As such, streaming video and OTT is the category that has seen agencies express more spending and increased interest than any other. Radio? Just 21% of agencies are increasing their ad dollars, compared to some 63% for streaming video/OTT.

Meanwhile, the latest update to Borrell Associates’ Local Ad Forecast reveals that a downturn in radio advertising may not be as steep, or as simple, as it seems. Why? Individual market results may vary.

While over-the-air revenue is expected to decline by approximately 12% between 2024 and 2029, the report suggests a “slow coast downhill” rather than a freefall for local AM and FM stations, with nuanced differences emerging across individual markets. In some markets, like Charleston, S.C., local radio spending is actually projected to rise just over 1% through 2029.

Other market projections aren’t so rosy. Cincinnati and Riverside-San Bernardino tell a different story, with declines of 10.6% and nearly 15%, respectively. This indicates more significant challenges depending on how stations are selling and bundling their offerings. Factors like commuting patterns, population demographics, and the health of local economies are also critical to understanding why some radio markets are outperforming others.

Local radio’s relative resilience in certain markets is linked to evolving sales strategies. Borrell found that some sales teams are leading with digital products and then adding radio into packages, helping to stabilize revenue. This bundling tactic has helped mitigate audience erosion caused by streaming and on-demand alternatives, and, in some cases, has allowed radio reps to maintain their value proposition to advertisers, even as media consumption habits shift and digital-first platforms continue to pull ad dollars.

Still, the long-term trend remains one of contraction.
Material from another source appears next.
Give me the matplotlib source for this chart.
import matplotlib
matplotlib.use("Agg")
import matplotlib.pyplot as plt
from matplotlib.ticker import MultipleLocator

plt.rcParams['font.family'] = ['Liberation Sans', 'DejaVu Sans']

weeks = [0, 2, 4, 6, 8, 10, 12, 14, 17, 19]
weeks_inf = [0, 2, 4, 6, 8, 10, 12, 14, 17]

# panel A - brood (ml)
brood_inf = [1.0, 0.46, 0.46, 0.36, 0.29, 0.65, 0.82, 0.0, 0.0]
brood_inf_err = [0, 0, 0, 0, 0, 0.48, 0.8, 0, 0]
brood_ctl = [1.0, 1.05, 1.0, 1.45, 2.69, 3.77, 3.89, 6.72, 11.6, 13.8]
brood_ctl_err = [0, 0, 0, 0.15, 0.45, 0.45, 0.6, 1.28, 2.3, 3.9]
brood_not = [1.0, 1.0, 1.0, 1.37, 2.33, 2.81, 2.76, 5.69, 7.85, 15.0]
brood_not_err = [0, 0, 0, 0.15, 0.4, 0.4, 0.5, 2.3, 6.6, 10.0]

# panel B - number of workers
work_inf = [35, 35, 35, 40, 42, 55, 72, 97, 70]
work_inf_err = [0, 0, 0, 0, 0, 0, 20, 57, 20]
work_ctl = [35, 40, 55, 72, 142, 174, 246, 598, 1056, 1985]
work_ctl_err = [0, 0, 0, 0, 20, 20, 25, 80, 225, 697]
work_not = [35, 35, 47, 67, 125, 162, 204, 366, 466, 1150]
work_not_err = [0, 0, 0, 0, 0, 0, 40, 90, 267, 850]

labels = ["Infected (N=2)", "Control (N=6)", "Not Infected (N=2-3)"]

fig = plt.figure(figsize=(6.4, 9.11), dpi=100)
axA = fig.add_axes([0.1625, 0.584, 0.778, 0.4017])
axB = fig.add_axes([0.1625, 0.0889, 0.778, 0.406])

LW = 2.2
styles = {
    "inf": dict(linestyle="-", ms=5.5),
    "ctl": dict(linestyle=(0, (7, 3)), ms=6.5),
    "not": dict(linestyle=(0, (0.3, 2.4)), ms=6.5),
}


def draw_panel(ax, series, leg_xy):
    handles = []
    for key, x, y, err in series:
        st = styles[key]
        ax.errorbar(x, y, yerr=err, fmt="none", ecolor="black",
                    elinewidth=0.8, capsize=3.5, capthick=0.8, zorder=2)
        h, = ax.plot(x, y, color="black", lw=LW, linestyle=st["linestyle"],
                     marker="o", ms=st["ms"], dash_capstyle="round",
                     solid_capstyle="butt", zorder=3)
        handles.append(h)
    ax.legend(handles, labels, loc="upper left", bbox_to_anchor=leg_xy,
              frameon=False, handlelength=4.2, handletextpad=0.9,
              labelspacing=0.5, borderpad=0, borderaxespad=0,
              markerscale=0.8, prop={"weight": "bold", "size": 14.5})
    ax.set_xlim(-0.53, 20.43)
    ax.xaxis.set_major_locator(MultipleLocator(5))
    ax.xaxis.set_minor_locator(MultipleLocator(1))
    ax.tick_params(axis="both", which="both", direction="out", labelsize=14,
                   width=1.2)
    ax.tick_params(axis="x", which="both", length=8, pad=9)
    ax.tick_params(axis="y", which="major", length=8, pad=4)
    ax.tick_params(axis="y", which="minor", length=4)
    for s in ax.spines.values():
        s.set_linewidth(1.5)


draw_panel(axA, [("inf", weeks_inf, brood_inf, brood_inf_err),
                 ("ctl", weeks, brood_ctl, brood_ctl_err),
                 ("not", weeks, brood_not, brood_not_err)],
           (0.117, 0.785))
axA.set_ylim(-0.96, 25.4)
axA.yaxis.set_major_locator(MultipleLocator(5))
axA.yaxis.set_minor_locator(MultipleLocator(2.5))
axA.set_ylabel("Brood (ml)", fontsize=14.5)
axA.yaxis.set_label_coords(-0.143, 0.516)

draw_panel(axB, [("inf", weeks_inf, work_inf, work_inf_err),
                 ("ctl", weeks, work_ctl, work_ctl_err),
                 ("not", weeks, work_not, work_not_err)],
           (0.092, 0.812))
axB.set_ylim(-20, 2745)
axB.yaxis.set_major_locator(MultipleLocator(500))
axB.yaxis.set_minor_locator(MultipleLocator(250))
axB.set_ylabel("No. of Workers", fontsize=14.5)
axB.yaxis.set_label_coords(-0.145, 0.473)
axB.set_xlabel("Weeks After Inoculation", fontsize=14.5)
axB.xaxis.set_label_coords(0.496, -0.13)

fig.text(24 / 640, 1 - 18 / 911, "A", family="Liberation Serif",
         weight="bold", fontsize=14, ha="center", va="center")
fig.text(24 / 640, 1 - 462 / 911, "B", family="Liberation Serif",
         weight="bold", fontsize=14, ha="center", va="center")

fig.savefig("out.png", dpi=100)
National spot and network radio are expected to decline faster than local, with drops ranging from 15% to 30%. This is in line with quarterly earnings reports representing the nation’s largest publicly traded radio broadcasting companies.

Innovation in creative advertising formats like local contests, sponsorships, and live reads is still drawing interest, but these alone won’t be enough to counterbalance the structural headwinds affecting the industry. Instead, it’s integrated campaigns and hybrid approaches that appear to offer the most promising paths forward.

Large advertisers are moving away from linear broadcast formats in favor of more scalable and targeted digital audio options like streaming and podcasts. Borrell previously predicted digital to account for 25% of radio revenue by the end of this year.

From $1.2 billion in 2024, spending is forecasted to exceed $2 billion by 2029, with year-over-year gains accelerating to double digits starting in 2027. This includes streaming audio, podcasting, and other locally targeted formats that benefit from AI-driven personalization and enhanced targeting for small businesses.

Borrell’s analysts also pointed to the changing regulatory environment as a factor boosting digital audio. New privacy laws and anti-spam measures are beginning to curb less effective forms of advertising like static display and email marketing, making digital audio a more attractive, high-engagement alternative.

In the report’s summation: “Radio isn’t falling off a cliff like some other traditional media,” but, “it’s definitely not climbing either.”


AD-SPENDING DATA VOID

Asked if they are receiving ad-spending data for their specific market, some 52% said they are not — but would be interested in receiving this information.